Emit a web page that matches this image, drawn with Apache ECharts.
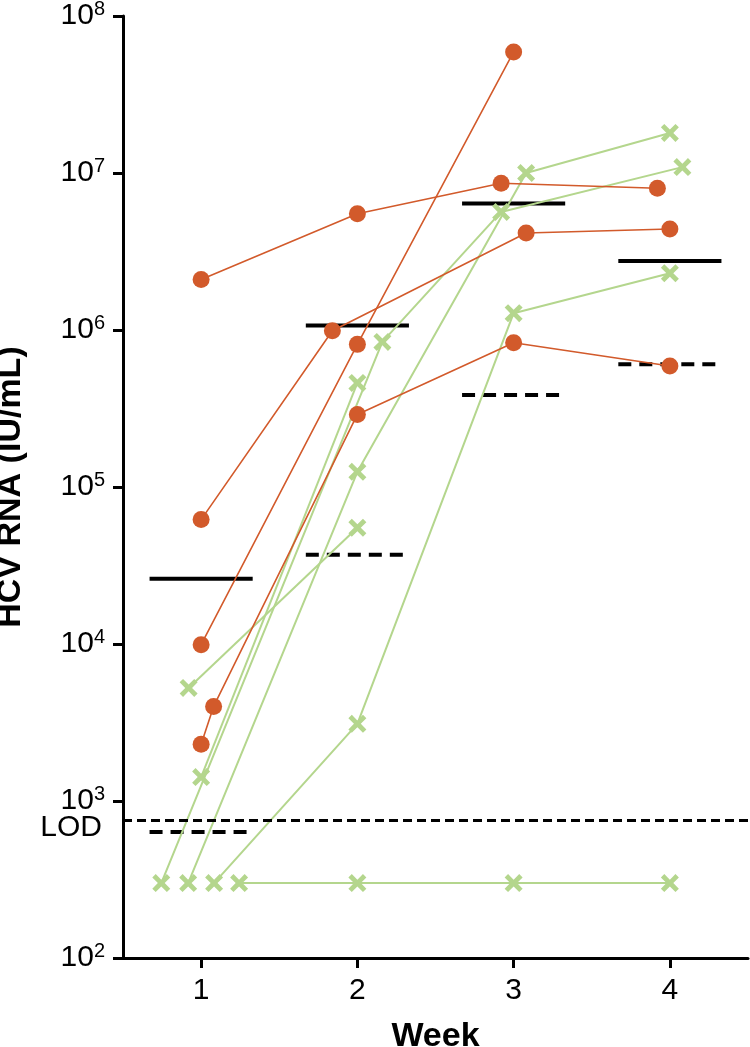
<!DOCTYPE html>
<html><head><meta charset="utf-8">
<script src="https://cdn.jsdelivr.net/npm/echarts@6/dist/echarts.min.js"></script>
<style>html,body{margin:0;padding:0;background:#fff}#c{width:750px;height:1047px}</style>
</head><body><div id="c"></div>
<script>
// ---- data ----
const weekTicks = [1, 2, 3, 4];
const yTicks = [1e2, 1e3, 1e4, 1e5, 1e6, 1e7, 1e8];
const LOD = 750;
// red group (circles): [week (jittered), HCV RNA IU/mL]
const red1 = [[1, 2.1e6], [2, 5.5e6], [2.92, 8.6e6], [3.92, 8.0e6]];
const red2 = [[1, 6.2e4], [1.84, 9.9e5], [3.08, 4.15e6], [4, 4.4e6]];
const red3 = [[1, 9.9e3], [2, 8.1e5], [3, 5.9e7]];
const red4 = [[1, 2.3e3], [1.08, 4.0e3], [2, 2.9e5], [3, 8.3e5], [4, 5.9e5]];
// green group (crosses)
const green1 = [[0.745, 300], [2.16, 8.4e5], [2.92, 5.65e6], [4.08, 1.09e7]];
const green2 = [[1, 1.42e3], [2, 4.6e5]];
const green3 = [[0.917, 300], [2, 1.25e5], [3.08, 1.0e7], [4, 1.8e7]];
const green4 = [[0.92, 5.25e3], [2, 5.5e4]];
const green5 = [[1.083, 300], [2, 3.1e3], [3, 1.28e6], [4, 2.3e6]];
const green6 = [[1.243, 300], [2, 300], [3, 300], [4, 300]];
// group geometric means per week
const redMean = [2.6e4, 1.07e6, 6.4e6, 2.75e6];
const greenMean = [635, 3.7e4, 3.85e5, 6.05e5];

// ---- styles ----
const RED = '#D25A2B';
const GREEN = '#B4D68D';
const FONT = '"Liberation Sans", Arial, Helvetica, sans-serif';
const HALF = 0.33;
const XSYM = 'path://M0,19L19,0L50,31L81,0L100,19L69,50L100,81L81,100L50,69L19,100L0,81L31,50Z';

const chart = echarts.init(document.getElementById('c'), null, {renderer: 'canvas'});

function animal(data, color, isRed) {
  return {
    type: 'line', data: data, z: isRed ? 4 : 3,
    symbol: isRed ? 'circle' : XSYM,
    symbolSize: isRed ? 17 : 18,
    showAllSymbol: true,
    lineStyle: {color: color, width: isRed ? 1.6 : 2},
    itemStyle: {color: color, borderWidth: 0},
    emphasis: {disabled: true},
    animation: false
  };
}

function meanBars(vals, dashed) {
  return {
    type: 'custom', z: 2, animation: false,
    data: vals.map((v, i) => [weekTicks[i], v]),
    encode: {x: 0, y: 1},
    renderItem: function (params, api) {
      const w = api.value(0), v = api.value(1);
      const p1 = api.coord([w - HALF, v]);
      const p2 = api.coord([w + HALF, v]);
      return {
        type: 'line',
        shape: {x1: p1[0], y1: p1[1], x2: p2[0], y2: p2[1]},
        style: {stroke: '#000', lineWidth: 4, lineDash: dashed ? [13, 8] : null}
      };
    }
  };
}

const series = [
  meanBars(redMean, false),
  meanBars(greenMean, true),
  {
    type: 'line', data: [], animation: false,
    markLine: {
      silent: true, symbol: ['none', 'none'],
      lineStyle: {color: '#000', width: 3, type: [9, 5]},
      label: {show: false},
      data: [{yAxis: LOD}]
    }
  },
  animal(green1, GREEN, false), animal(green2, GREEN, false), animal(green3, GREEN, false),
  animal(green4, GREEN, false), animal(green5, GREEN, false), animal(green6, GREEN, false),
  animal(red1, RED, true), animal(red2, RED, true), animal(red3, RED, true), animal(red4, RED, true)
];

chart.setOption({
  backgroundColor: '#fff',
  animation: false,
  grid: {left: 123, right: 2, top: 16, bottom: 89, containLabel: false, outerBoundsMode: 'none'},
  xAxis: {
    type: 'value', min: 0.5, max: 4.5,
    name: 'Week', nameLocation: 'middle', nameGap: 62,
    nameTextStyle: {fontSize: 34, fontWeight: 'bold', color: '#000', fontFamily: FONT},
    axisLine: {show: true, onZero: false, lineStyle: {color: '#000', width: 3}},
    axisTick: {show: true, length: 10, lineStyle: {color: '#000', width: 3}, customValues: weekTicks},
    axisLabel: {color: '#000', fontSize: 30, fontFamily: FONT, margin: 18, customValues: weekTicks},
    splitLine: {show: false}
  },
  yAxis: {
    type: 'log', logBase: 10, min: 1e2, max: 1e8,
    name: 'HCV RNA (IU/mL)', nameLocation: 'middle', nameGap: 95, nameRotate: 90,
    nameTextStyle: {fontSize: 34, fontWeight: 'bold', color: '#000', fontFamily: FONT},
    axisLine: {show: true, onZero: false, lineStyle: {color: '#000', width: 3}},
    axisTick: {show: true, length: 10, lineStyle: {color: '#000', width: 3}, customValues: yTicks},
    axisLabel: {
      color: '#000', margin: 18, customValues: yTicks,
      formatter: function (v) { return '{b|10}{s|' + Math.round(Math.log10(v)) + '}'; },
      rich: {
        b: {fontSize: 30, fontFamily: FONT, color: '#000', lineHeight: 34},
        s: {fontSize: 20, fontFamily: FONT, color: '#000', verticalAlign: 'top', lineHeight: 20}
      }
    },
    splitLine: {show: false}
  },
  series: series
});

// LOD label placed next to the LOD line, from the axis scale
const lodPx = chart.convertToPixel({gridIndex: 0}, [0.5, LOD]);
chart.setOption({
  graphic: [{
    type: 'text', silent: true,
    x: lodPx[0] - 21, y: lodPx[1] + 7,
    style: {text: 'LOD', fill: '#000', fontSize: 30, fontFamily: FONT, align: 'right', verticalAlign: 'middle'}
  }]
});
</script>
</body></html>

• • • • • • •

Go through the listing above and write it out again exactly, dropping the pictures.

Emit a web page that matches this image, drawn with Apache ECharts.
<!DOCTYPE html>
<html><head><meta charset="utf-8">
<script src="https://cdn.jsdelivr.net/npm/echarts@6/dist/echarts.min.js"></script>
<style>html,body{margin:0;padding:0;background:#fff}#c{width:750px;height:1047px}</style>
</head><body><div id="c"></div>
<script>
// ---- data ----
const weekTicks = [1, 2, 3, 4];
const yTicks = [1e2, 1e3, 1e4, 1e5, 1e6, 1e7, 1e8];
const LOD = 750;
// red group (circles): [week (jittered), HCV RNA IU/mL]
const red1 = [[1, 2.1e6], [2, 5.5e6], [2.92, 8.6e6], [3.92, 8.0e6]];
const red2 = [[1, 6.2e4], [1.84, 9.9e5], [3.08, 4.15e6], [4, 4.4e6]];
const red3 = [[1, 9.9e3], [2, 8.1e5], [3, 5.9e7]];
const red4 = [[1, 2.3e3], [1.08, 4.0e3], [2, 2.9e5], [3, 8.3e5], [4, 5.9e5]];
// green group (crosses)
const green1 = [[0.745, 300], [2.16, 8.4e5], [2.92, 5.65e6], [4.08, 1.09e7]];
const green2 = [[1, 1.42e3], [2, 4.6e5]];
const green3 = [[0.917, 300], [2, 1.25e5], [3.08, 1.0e7], [4, 1.8e7]];
const green4 = [[0.92, 5.25e3], [2, 5.5e4]];
const green5 = [[1.083, 300], [2, 3.1e3], [3, 1.28e6], [4, 2.3e6]];
const green6 = [[1.243, 300], [2, 300], [3, 300], [4, 300]];
// group geometric means per week
const redMean = [2.6e4, 1.07e6, 6.4e6, 2.75e6];
const greenMean = [635, 3.7e4, 3.85e5, 6.05e5];

// ---- styles ----
const RED = '#D25A2B';
const GREEN = '#B4D68D';
const FONT = '"Liberation Sans", Arial, Helvetica, sans-serif';
const HALF = 0.33;
const XSYM = 'path://M0,19L19,0L50,31L81,0L100,19L69,50L100,81L81,100L50,69L19,100L0,81L31,50Z';

const chart = echarts.init(document.getElementById('c'), null, {renderer: 'canvas'});

function animal(data, color, isRed) {
  return {
    type: 'line', data: data, z: isRed ? 4 : 3,
    symbol: isRed ? 'circle' : XSYM,
    symbolSize: isRed ? 17 : 18,
    showAllSymbol: true,
    lineStyle: {color: color, width: isRed ? 1.6 : 2},
    itemStyle: {color: color, borderWidth: 0},
    emphasis: {disabled: true},
    animation: false
  };
}

function meanBars(vals, dashed) {
  return {
    type: 'custom', z: 2, animation: false,
    data: vals.map((v, i) => [weekTicks[i], v]),
    encode: {x: 0, y: 1},
    renderItem: function (params, api) {
      const w = api.value(0), v = api.value(1);
      const p1 = api.coord([w - HALF, v]);
      const p2 = api.coord([w + HALF, v]);
      return {
        type: 'line',
        shape: {x1: p1[0], y1: p1[1], x2: p2[0], y2: p2[1]},
        style: {stroke: '#000', lineWidth: 4, lineDash: dashed ? [13, 8] : null}
      };
    }
  };
}

const series = [
  meanBars(redMean, false),
  meanBars(greenMean, true),
  {
    type: 'line', data: [], animation: false,
    markLine: {
      silent: true, symbol: ['none', 'none'],
      lineStyle: {color: '#000', width: 3, type: [9, 5]},
      label: {show: false},
      data: [{yAxis: LOD}]
    }
  },
  animal(green1, GREEN, false), animal(green2, GREEN, false), animal(green3, GREEN, false),
  animal(green4, GREEN, false), animal(green5, GREEN, false), animal(green6, GREEN, false),
  animal(red1, RED, true), animal(red2, RED, true), animal(red3, RED, true), animal(red4, RED, true)
];

chart.setOption({
  backgroundColor: '#fff',
  animation: false,
  grid: {left: 123, right: 2, top: 16, bottom: 89, containLabel: false, outerBoundsMode: 'none'},
  xAxis: {
    type: 'value', min: 0.5, max: 4.5,
    name: 'Week', nameLocation: 'middle', nameGap: 62,
    nameTextStyle: {fontSize: 34, fontWeight: 'bold', color: '#000', fontFamily: FONT},
    axisLine: {show: true, onZero: false, lineStyle: {color: '#000', width: 3}},
    axisTick: {show: true, length: 10, lineStyle: {color: '#000', width: 3}, customValues: weekTicks},
    axisLabel: {color: '#000', fontSize: 30, fontFamily: FONT, margin: 18, customValues: weekTicks},
    splitLine: {show: false}
  },
  yAxis: {
    type: 'log', logBase: 10, min: 1e2, max: 1e8,
    name: 'HCV RNA (IU/mL)', nameLocation: 'middle', nameGap: 95, nameRotate: 90,
    nameTextStyle: {fontSize: 34, fontWeight: 'bold', color: '#000', fontFamily: FONT},
    axisLine: {show: true, onZero: false, lineStyle: {color: '#000', width: 3}},
    axisTick: {show: true, length: 10, lineStyle: {color: '#000', width: 3}, customValues: yTicks},
    axisLabel: {
      color: '#000', margin: 18, customValues: yTicks,
      formatter: function (v) { return '{b|10}{s|' + Math.round(Math.log10(v)) + '}'; },
      rich: {
        b: {fontSize: 30, fontFamily: FONT, color: '#000', lineHeight: 34},
        s: {fontSize: 20, fontFamily: FONT, color: '#000', verticalAlign: 'top', lineHeight: 20}
      }
    },
    splitLine: {show: false}
  },
  series: series
});

// LOD label placed next to the LOD line, from the axis scale
const lodPx = chart.convertToPixel({gridIndex: 0}, [0.5, LOD]);
chart.setOption({
  graphic: [{
    type: 'text', silent: true,
    x: lodPx[0] - 21, y: lodPx[1] + 7,
    style: {text: 'LOD', fill: '#000', fontSize: 30, fontFamily: FONT, align: 'right', verticalAlign: 'middle'}
  }]
});
</script>
</body></html>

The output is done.